Once you have maxed out your Roth IRA, go back and contribute more to your 401k if you can.
Common Roth IRA Mistakes to Avoid
Not opening one because you think you need a lot of money to start — you can open a Roth IRA with as little as $1 at Fidelity.
Leaving the money as cash inside the account — your money must be invested to grow. Buy an index fund immediately after funding the account.
Contributing more than you earned — your contribution cannot exceed your earned income for the year.
Withdrawing early for non-emergencies — while you can withdraw your contributions at any time penalty free, withdrawing investment gains before age 59 and a half triggers taxes and a 10 percent penalty. Leave it alone.
Waiting until you earn more to start — the value of a Roth IRA is time. Every year you wait is compounding growth you never get back.
The Math That Should Convince You to Open One Today
Let us make this completely concrete.

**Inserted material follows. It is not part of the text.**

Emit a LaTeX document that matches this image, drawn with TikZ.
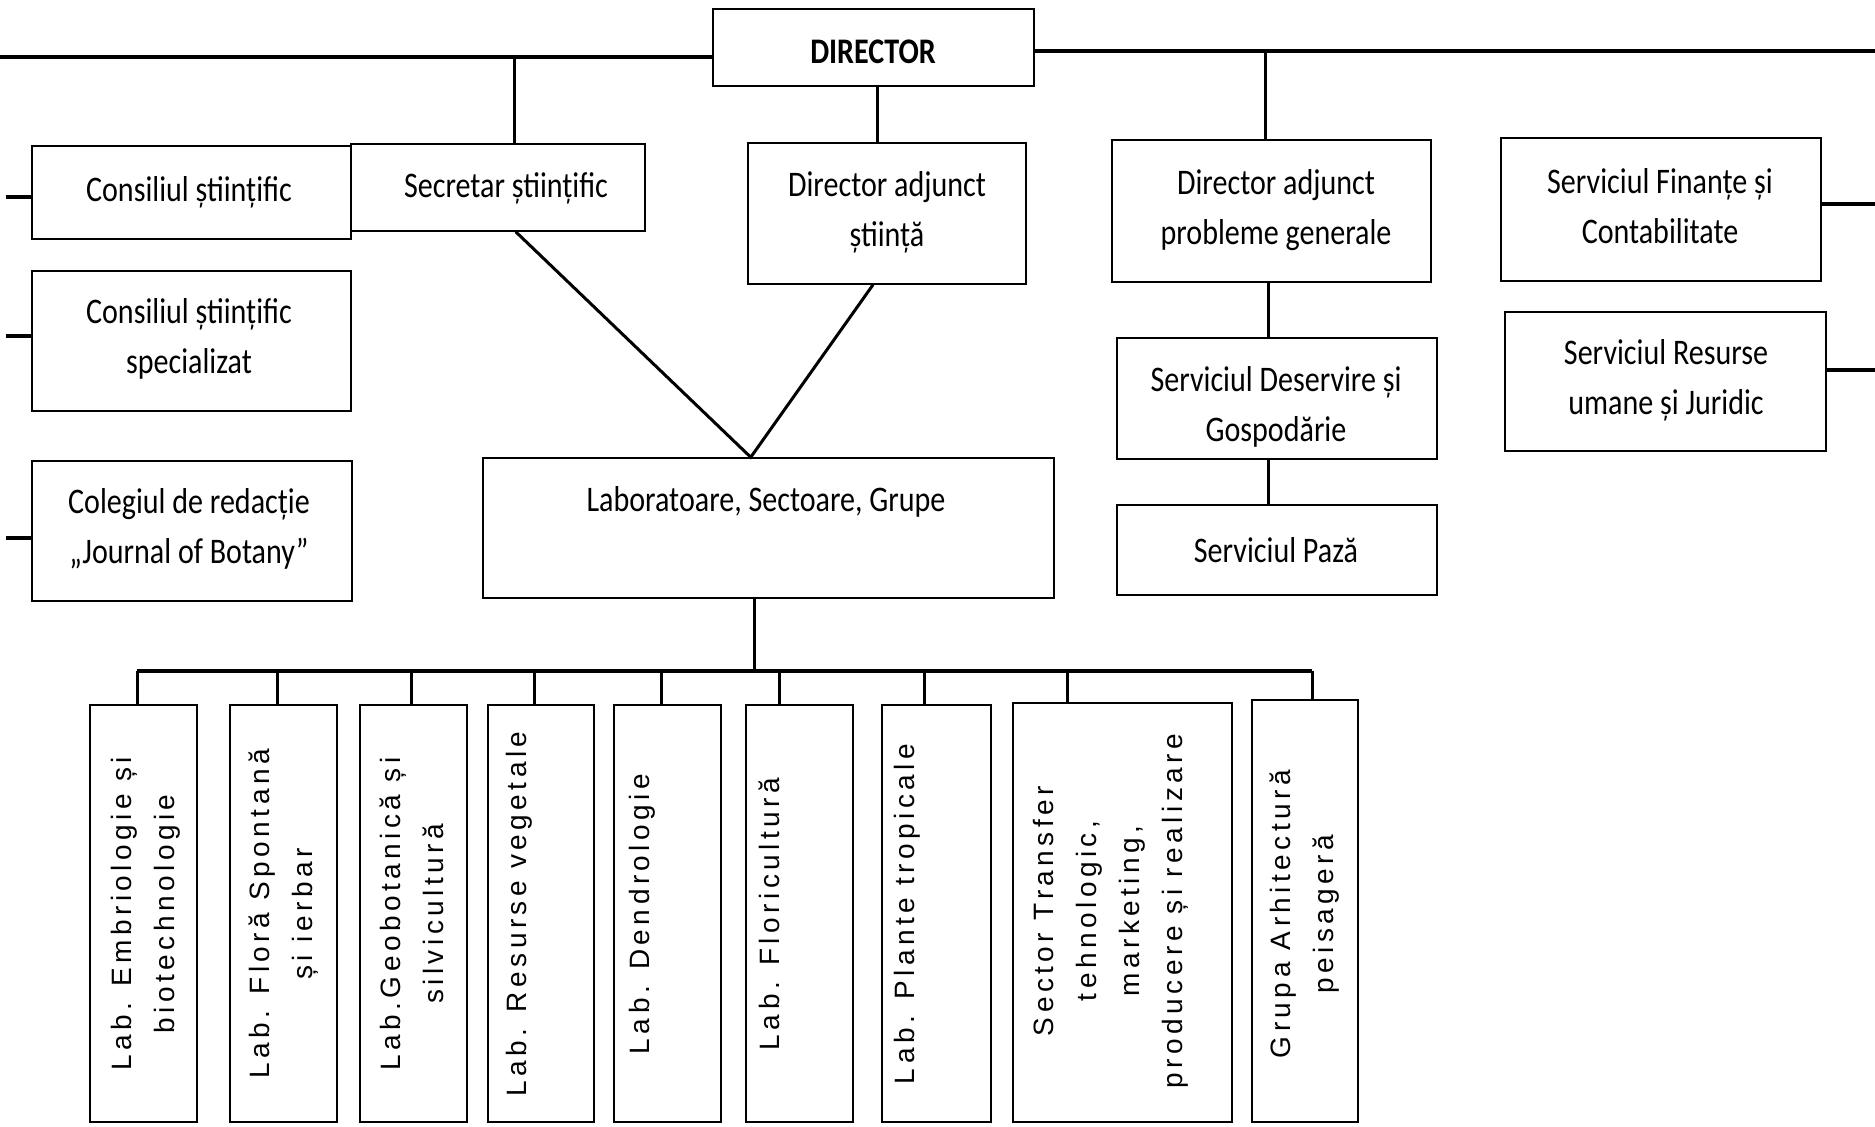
\documentclass[tikz,border=0pt]{standalone}
\usepackage{fontspec}
\newfontfamily\boxfont[FakeStretch=0.835]{Carlito}
\newfontfamily\labfont[LetterSpace=16]{Liberation Sans}
\usetikzlibrary{fit,calc}
\begin{document}
\begin{tikzpicture}[x=0.5pt,y=-0.5pt,
  box/.style={draw, line width=0.75pt, inner sep=0pt},
  txt/.style={font=\boxfont\fontsize{18}{25}\selectfont, align=center, inner sep=0pt},
  labtxt/.style={font=\labfont\fontsize{14}{21.5}\selectfont, align=center, inner sep=0pt, rotate=90, anchor=north},
  conn/.style={line width=1.5pt},
  topl/.style={line width=1.8pt},
  busl/.style={line width=2pt},
  stub/.style={line width=2pt}]
\useasboundingbox (0,0) rectangle (1875,1127);
\fill[white] (0,0) rectangle (1875,1127);

% upper boxes
\node[box,fit={(713,9)(1034,86)}] (dir) {};
\node[box,fit={(32,146)(351,239)}] (cs) {};
\node[box,fit={(32,271)(351,411)}] (css) {};
\node[box,fit={(32,461)(352,601)}] (col) {};
\node[box,fit={(351,144)(645,231)}] (sec) {};
\node[box,fit={(748,143)(1026,284)}] (das) {};
\node[box,fit={(483,458)(1054,598)}] (lab) {};
\node[box,fit={(1112,140)(1431,282)}] (dap) {};
\node[box,fit={(1117,338)(1437,459)}] (sdg) {};
\node[box,fit={(1117,505)(1437,595)}] (sp) {};
\node[box,fit={(1501,138)(1821,281)}] (sfc) {};
\node[box,fit={(1505,312)(1826,451)}] (srj) {};

\node[txt,font=\boxfont\bfseries\fontsize{18}{25}\selectfont] (dirt) at (873,52) {DIRECTOR};
\node[txt] (cst) at (189,192) {Consiliul științific};
\node[txt] (csst) at (189,339) {Consiliul științific\\specializat};
\node[txt] (colt) at (189,529) {Colegiul de redacție\\„Journal of Botany”};
\node[txt] (sect) at (506,188) {Secretar științific};
\node[txt] (dast) at (887,212) {Director adjunct\\știință};
\node[txt] (labt) at (766,502) {Laboratoare, Sectoare, Grupe};
\node[txt] (dapt) at (1276,210) {Director adjunct\\probleme generale};
\node[txt] (sdgt) at (1276,407) {Serviciul Deservire și\\Gospodărie};
\node[txt] (spt) at (1276,550) {Serviciul Pază};
\node[txt] (sfct) at (1660,206) {Serviciul Finanțe și\\Contabilitate};
\node[txt] (srjt) at (1666,380) {Serviciul Resurse\\umane și Juridic};

% lower boxes
\node[box,fit={(90,705)(197,1122)}] (l1) {};
\node[box,fit={(230,705)(337,1122)}] (l2) {};
\node[box,fit={(360,705)(467,1122)}] (l3) {};
\node[box,fit={(488,705)(594,1122)}] (l4) {};
\node[box,fit={(614,705)(721,1122)}] (l5) {};
\node[box,fit={(746,705)(853,1122)}] (l6) {};
\node[box,fit={(882,705)(991,1122)}] (l7) {};
\node[box,fit={(1013,703)(1232,1122)}] (l8) {};
\node[box,fit={(1252,700)(1358,1122)}] (l9) {};
\node[labtxt] (t1) at (111,914) {Lab. Embriologie și\\biotechnologie};
\node[labtxt] (t2) at (248,914) {Lab. Floră Spontană\\și ierbar};
\node[labtxt] (t3) at (379,914) {Lab.Geobotanică și\\silvicultură};
\node[labtxt] (t4) at (506,914) {Lab. Resurse vegetale};
\node[labtxt] (t5) at (629,914) {Lab. Dendrologie};
\node[labtxt] (t6) at (758,914) {Lab. Floricultură};
\node[labtxt] (t7) at (894,914) {Lab. Plante tropicale};
\node[labtxt] (t8) at (1033,911) {Sector Transfer\\tehnologic,\\marketing,\\producere și realizare};
\node[labtxt] (t9) at (1269,914) {Grupa Arhitectură\\peisageră};

% top line
\coordinate (tl) at (0,57);
\coordinate (tr) at (1875,51);
\draw[topl] (tl) -- (dir.west |- tl);
\draw[topl] (dir.east |- tr) -- (tr);

% connectors
\coordinate (qs) at (514,57);
\draw[conn] (qs) -- (qs |- sec.north);
\coordinate (qd) at (877,0);
\draw[conn] (qd |- dir.south) -- (qd |- das.north);
\coordinate (qp) at (1265,51);
\draw[conn] (qp) -- (qp |- dap.north);
\coordinate (qg) at (1268,0);
\draw[conn] (qg |- dap.south) -- (qg |- sdg.north);
\draw[conn] (qg |- sdg.south) -- (qg |- sp.north);

% left stubs
\coordinate (s1) at (6,197);
\coordinate (s2) at (6,336);
\coordinate (s3) at (6,538);
\draw[stub] (s1) -- (s1 -| cs.west);
\draw[stub] (s2) -- (s2 -| css.west);
\draw[stub] (s3) -- (s3 -| col.west);

% right stubs
\coordinate (r1) at (1875,204);
\coordinate (r2) at (1875,370);
\draw[stub] (sfc.east |- r1) -- (r1);
\draw[stub] (srj.east |- r2) -- (r2);

% V to laboratories
\coordinate (apex) at ($(lab.north west)!0.469!(lab.north east)$);
\draw[conn] ($(sec.south west)!0.56!(sec.south east)$) -- (apex) -- ($(das.south west)!0.45!(das.south east)$);

% bus
\coordinate (lb) at ($(lab.south west)!0.475!(lab.south east)$);
\coordinate (busy) at (0,671);
\draw[conn] (lb) -- (lb |- busy);
\coordinate (d1) at (137,671);
\coordinate (d2) at (277,671);
\coordinate (d3) at (411,671);
\coordinate (d4) at (534,671);
\coordinate (d5) at (661,671);
\coordinate (d6) at (779,671);
\coordinate (d7) at (924,671);
\coordinate (d8) at (1067,671);
\coordinate (d9) at (1312,671);
\draw[busl] (d1) -- (d9);
\foreach \i in {1,...,9}{
  \draw[conn] (d\i) -- (d\i |- l\i.north);
}
\end{tikzpicture}
\end{document}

If you are 25 years old and you open a Roth IRA today and contribute just $100 per month at an average annual return of 8 percent, here is what happens.
By age 35 you will have approximately $18,000. By age 45 you will have approximately $58,000. By age 55 you will have approximately $149,000. By age 65 you will have approximately $349,000.
All from $100 per month. All completely tax free. And if you increase your contributions as your income grows, the numbers get dramatically larger.
Final Thoughts
A Roth IRA is one of the greatest financial gifts available to young people in America. The combination of tax free growth, flexible contribution rules, and the power of compounding over decades makes it an almost unfair advantage for anyone who starts early.
Open your account today. Contribute whatever you can afford. Invest in a simple low cost index fund. And then leave it alone for decades.
Your 65 year old self will thank your 25 year old self every single day.